• _Goal_: Search the listing below for the string "Give" and copy every line where it occurs.

• _Raw records_:
[start]

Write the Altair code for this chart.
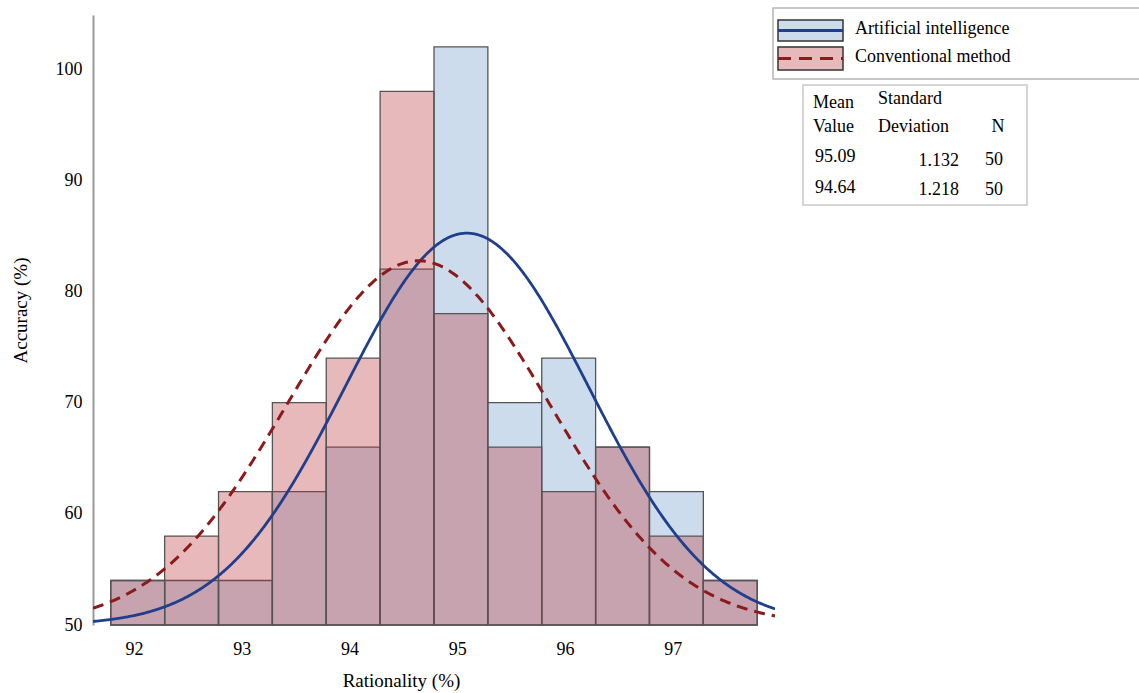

[end]
[start]

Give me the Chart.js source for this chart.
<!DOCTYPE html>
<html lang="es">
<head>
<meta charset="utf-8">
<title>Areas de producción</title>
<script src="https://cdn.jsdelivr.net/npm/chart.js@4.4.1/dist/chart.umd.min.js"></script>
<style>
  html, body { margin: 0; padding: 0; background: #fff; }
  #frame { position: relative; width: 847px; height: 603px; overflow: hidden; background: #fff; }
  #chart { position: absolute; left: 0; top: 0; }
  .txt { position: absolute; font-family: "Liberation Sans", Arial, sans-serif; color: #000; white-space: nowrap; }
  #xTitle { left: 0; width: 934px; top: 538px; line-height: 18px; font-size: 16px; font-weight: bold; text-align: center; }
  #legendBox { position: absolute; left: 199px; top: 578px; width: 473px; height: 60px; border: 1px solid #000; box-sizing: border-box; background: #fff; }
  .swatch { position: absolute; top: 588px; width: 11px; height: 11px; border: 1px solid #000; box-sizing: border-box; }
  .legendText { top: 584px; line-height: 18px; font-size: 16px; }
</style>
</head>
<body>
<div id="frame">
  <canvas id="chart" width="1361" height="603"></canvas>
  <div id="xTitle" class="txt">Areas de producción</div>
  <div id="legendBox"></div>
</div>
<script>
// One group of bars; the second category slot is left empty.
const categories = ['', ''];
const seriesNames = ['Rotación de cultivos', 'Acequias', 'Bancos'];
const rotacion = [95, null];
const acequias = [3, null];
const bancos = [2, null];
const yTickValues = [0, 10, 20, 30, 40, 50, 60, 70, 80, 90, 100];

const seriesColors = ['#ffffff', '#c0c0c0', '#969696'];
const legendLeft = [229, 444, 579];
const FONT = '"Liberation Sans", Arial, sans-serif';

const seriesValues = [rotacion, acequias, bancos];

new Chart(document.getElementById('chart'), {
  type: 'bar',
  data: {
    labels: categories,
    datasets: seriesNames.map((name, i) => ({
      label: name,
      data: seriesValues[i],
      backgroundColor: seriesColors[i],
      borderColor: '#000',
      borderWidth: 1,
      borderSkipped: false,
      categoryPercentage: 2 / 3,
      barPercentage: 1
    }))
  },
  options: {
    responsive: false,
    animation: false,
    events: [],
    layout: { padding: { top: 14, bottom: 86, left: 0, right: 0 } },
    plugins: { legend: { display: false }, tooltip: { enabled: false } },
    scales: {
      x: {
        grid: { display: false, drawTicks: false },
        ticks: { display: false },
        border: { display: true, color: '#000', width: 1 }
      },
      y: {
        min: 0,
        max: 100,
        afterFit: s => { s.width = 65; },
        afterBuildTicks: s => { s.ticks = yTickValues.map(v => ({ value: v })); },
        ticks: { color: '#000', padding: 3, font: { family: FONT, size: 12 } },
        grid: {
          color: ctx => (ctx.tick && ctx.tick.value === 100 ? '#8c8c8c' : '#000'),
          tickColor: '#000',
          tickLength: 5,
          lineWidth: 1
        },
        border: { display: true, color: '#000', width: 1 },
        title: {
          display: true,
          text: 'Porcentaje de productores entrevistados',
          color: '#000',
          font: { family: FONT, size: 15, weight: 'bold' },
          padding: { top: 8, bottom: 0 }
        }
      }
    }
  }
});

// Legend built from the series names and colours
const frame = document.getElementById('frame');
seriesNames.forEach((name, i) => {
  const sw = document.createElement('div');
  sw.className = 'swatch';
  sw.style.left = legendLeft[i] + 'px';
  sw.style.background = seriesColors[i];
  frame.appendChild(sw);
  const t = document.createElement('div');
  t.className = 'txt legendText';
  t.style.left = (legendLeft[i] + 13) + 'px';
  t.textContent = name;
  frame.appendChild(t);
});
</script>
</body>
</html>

[end]
[start]

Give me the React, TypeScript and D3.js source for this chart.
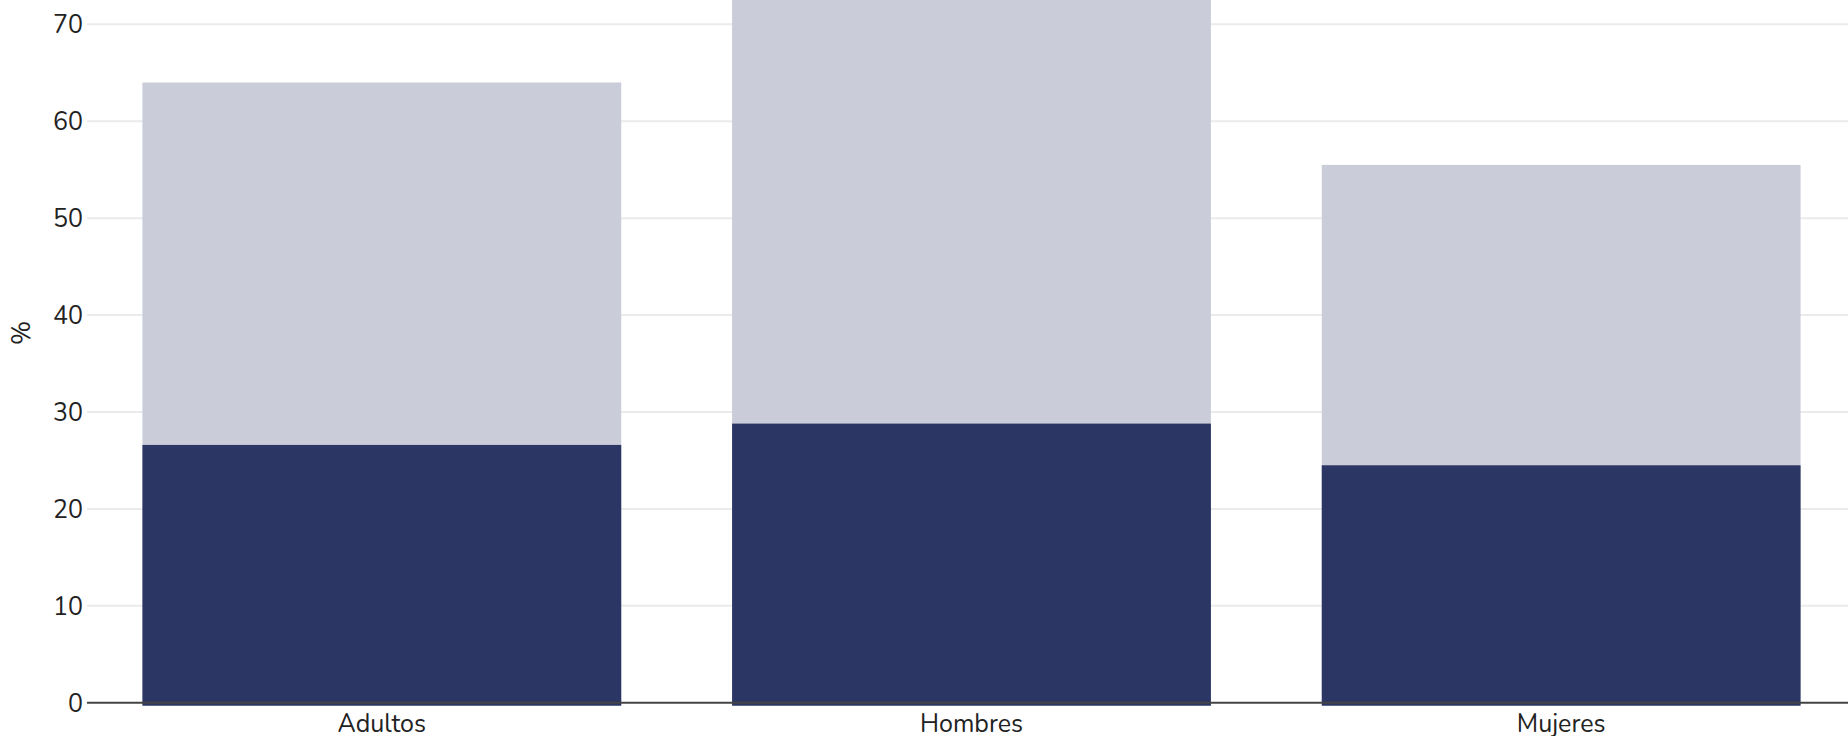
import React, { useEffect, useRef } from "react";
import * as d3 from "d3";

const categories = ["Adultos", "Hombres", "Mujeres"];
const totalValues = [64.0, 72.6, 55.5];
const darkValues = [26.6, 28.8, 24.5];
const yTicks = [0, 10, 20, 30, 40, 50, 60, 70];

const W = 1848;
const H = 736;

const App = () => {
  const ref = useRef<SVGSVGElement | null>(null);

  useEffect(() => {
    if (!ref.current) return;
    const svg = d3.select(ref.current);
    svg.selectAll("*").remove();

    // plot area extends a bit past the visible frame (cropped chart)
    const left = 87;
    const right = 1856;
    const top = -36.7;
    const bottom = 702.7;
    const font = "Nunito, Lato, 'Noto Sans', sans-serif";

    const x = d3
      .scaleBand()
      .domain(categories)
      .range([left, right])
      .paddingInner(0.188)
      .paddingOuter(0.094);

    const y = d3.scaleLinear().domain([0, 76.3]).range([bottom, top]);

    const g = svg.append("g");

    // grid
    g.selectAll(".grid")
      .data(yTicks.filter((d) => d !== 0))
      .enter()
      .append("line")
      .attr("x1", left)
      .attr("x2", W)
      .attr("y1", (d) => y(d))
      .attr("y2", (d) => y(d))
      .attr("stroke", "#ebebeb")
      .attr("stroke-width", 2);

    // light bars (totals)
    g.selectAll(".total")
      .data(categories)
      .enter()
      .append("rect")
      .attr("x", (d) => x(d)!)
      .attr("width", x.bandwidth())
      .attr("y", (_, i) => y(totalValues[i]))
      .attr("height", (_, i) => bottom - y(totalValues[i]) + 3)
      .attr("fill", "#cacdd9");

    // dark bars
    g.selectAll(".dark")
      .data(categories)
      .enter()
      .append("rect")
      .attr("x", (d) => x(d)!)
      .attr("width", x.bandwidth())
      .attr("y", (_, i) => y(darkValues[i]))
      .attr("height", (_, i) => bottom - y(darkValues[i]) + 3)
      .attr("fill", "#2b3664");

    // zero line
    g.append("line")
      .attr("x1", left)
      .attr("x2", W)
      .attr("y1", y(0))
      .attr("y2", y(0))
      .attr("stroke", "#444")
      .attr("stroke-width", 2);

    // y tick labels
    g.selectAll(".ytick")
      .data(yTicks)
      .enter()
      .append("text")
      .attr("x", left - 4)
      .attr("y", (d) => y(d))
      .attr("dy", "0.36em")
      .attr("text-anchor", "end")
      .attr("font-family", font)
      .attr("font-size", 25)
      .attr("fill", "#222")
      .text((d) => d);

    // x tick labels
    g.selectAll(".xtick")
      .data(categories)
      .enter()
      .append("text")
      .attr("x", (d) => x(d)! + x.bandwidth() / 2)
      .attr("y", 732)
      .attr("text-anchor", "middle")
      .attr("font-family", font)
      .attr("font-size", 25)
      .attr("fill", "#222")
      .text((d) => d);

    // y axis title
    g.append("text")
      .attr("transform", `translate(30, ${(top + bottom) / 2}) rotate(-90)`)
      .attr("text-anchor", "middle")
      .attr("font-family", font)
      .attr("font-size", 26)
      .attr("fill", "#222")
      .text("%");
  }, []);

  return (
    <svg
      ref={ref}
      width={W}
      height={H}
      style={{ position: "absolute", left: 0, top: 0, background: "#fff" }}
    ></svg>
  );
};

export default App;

[end]

• _Answer below_:
Give me the Chart.js source for this chart.
Give me the React, TypeScript and D3.js source for this chart.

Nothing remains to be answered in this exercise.